Don't be fooled by The Kooks new hip hop ties, says Luke Pritchard.
"It all feels quite new, really – the [songs are] so funky, it changes the way you are with the music, you just want to dance.”
That’s Luke Pritchard’s vibe on The Kooks’ new record Listen, a welcome detour from the British band’s established twee indie sound. For proof of this, you need look no further than the group’s latest clip for single Forgive & Forget. The new music is in the frontman’s bones, and it’s obvious the quartet as a whole are finding a great deal of joy in these songs.
Aussie fans will instantly sight a similarity in presence and delivery to Michael Hutchence, with the track’s main riff holding more than a little INXS vibe to it. Pritchard acknowledges that inspiration, but says it would be “a bit on the nose” if they were aping a specific band completely. There were, however, a few influences that informed the new songs.

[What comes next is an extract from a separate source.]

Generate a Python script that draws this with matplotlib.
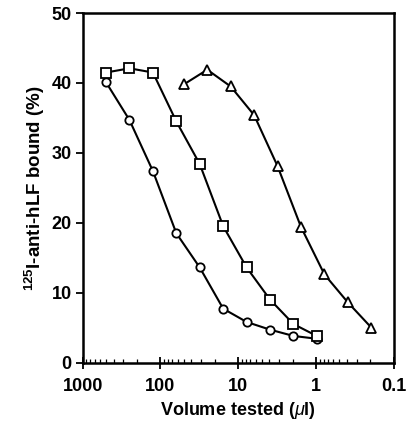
import matplotlib
matplotlib.use("Agg")
import matplotlib.pyplot as plt
from matplotlib.ticker import FixedLocator, LogLocator, NullFormatter

plt.rcParams['font.family'] = ['Liberation Sans', 'DejaVu Sans']
plt.rcParams['mathtext.fontset'] = 'custom'
plt.rcParams['mathtext.rm'] = 'Liberation Sans'
plt.rcParams['mathtext.it'] = 'Liberation Sans:italic'
plt.rcParams['mathtext.bf'] = 'Liberation Sans:bold'

# volumes tested (ul), twofold dilutions
circle_vol = [500, 250, 125, 62.5, 31.25, 15.6, 7.8, 3.9, 1.95, 0.98]
circle_bound = [40.1, 34.7, 27.4, 18.5, 13.6, 7.7, 5.8, 4.7, 3.8, 3.4]

square_vol = [500, 250, 125, 62.5, 31.25, 15.6, 7.8, 3.9, 1.95, 0.98]
square_bound = [41.5, 42.1, 41.5, 34.5, 28.4, 19.5, 13.6, 9.0, 5.5, 3.8]

triangle_vol = [50, 25, 12.5, 6.25, 3.125, 1.5625, 0.78, 0.39, 0.195]
triangle_bound = [39.8, 41.9, 39.5, 35.4, 28.1, 19.4, 12.6, 8.6, 5.0]

x_ticks = [1000, 100, 10, 1, 0.1]
x_labels = ["1000", "100", "10", "1", "0.1"]
y_ticks = [0, 10, 20, 30, 40, 50]

fig = plt.figure(figsize=(4.09, 4.23), dpi=100)
ax = fig.add_axes([0.202, 0.143, 0.761, 0.826])

style = dict(color="black", lw=1.5, mfc="white", mec="black", mew=1.3)
ax.plot(circle_vol, circle_bound, marker="o", ms=6, **style)
ax.plot(square_vol, square_bound, marker="s", ms=6.5, **style)
ax.plot(triangle_vol, triangle_bound, marker="^", ms=7.5, **style)

ax.set_xscale("log")
ax.set_xlim(1000, 0.1)
ax.set_ylim(0, 50)
ax.xaxis.set_major_locator(FixedLocator(x_ticks))
ax.set_xticklabels(x_labels)
ax.xaxis.set_minor_locator(LogLocator(base=10, subs=range(2, 10)))
ax.xaxis.set_minor_formatter(NullFormatter())
ax.set_yticks(y_ticks)

for s in ax.spines.values():
    s.set_linewidth(1.8)

ax.tick_params(axis="x", which="major", direction="inout", length=8, width=1.3,
               labelsize=13, pad=7)
ax.tick_params(axis="x", which="minor", direction="in", length=3, width=0.9)
ax.tick_params(axis="y", which="major", direction="out", length=5, width=1.3,
               labelsize=13, pad=3)
for lab in ax.get_xticklabels() + ax.get_yticklabels():
    lab.set_fontweight("bold")

ax.set_xlabel(r"Volume tested ($\mathit{\mu}$l)", fontsize=13, fontweight="bold",
              labelpad=4)
ax.set_ylabel(r"$\mathbf{^{125}}$I-anti-hLF bound (%)", fontsize=13.5,
              fontweight="bold", labelpad=3)

fig.savefig("out.png", dpi=100)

“Serge Gainsbourg’s record where he used a lot of African percussion [1964’s Percussions], and then we had some Prince references and stuff like that, but we really started from the rhythm. Personally, I had a big desire to make something danceable.”
That’s why Pritchard got in touch with relatively unknown London hip hop producer Inflo, “a tricky dude” according to the frontman, and one who’d never heard of The Kooks before. Inflo has since told Pritchard that he was originally unsure about the project, but once they got chatting they found they had very similar creative outlooks, even though they were from completely different musical backgrounds.
“We were both searching for something to inspire us – we just clicked instantly,” he smiles. “We talked about music for a couple of hours [when we first met], and then we went into the studio like next week. I didn’t want to make a hip hop record, I just liked his beats and his sound. I really wanted to have a fresh start; I was pretty keen to change and forget the past.
“And what was [even] more attractive [than the fact he didn’t know us] was that he had no idea about any bands or artists around us, which was quite cool,” adds Pritchard, who also produced alongside Inflo. “And our musical heritage – The Kinks, The Stones, Blur – he wouldn’t know those guys. He might know a few songs, but he’s not coming from that world at all.”
Listen arrives roughly three years after The Kooks’ third record Junk Of The Heart; it was a period that saw Pritchard question his ability as a songwriter for the very first time. In hindsight though, he thinks that dark period may have been more positive than anything else.
“I was writing, but I knew deep down and sort of confronted the fact that I was just writing the same shit again and again,” he concedes, “so I needed to do something different and [push] myself.”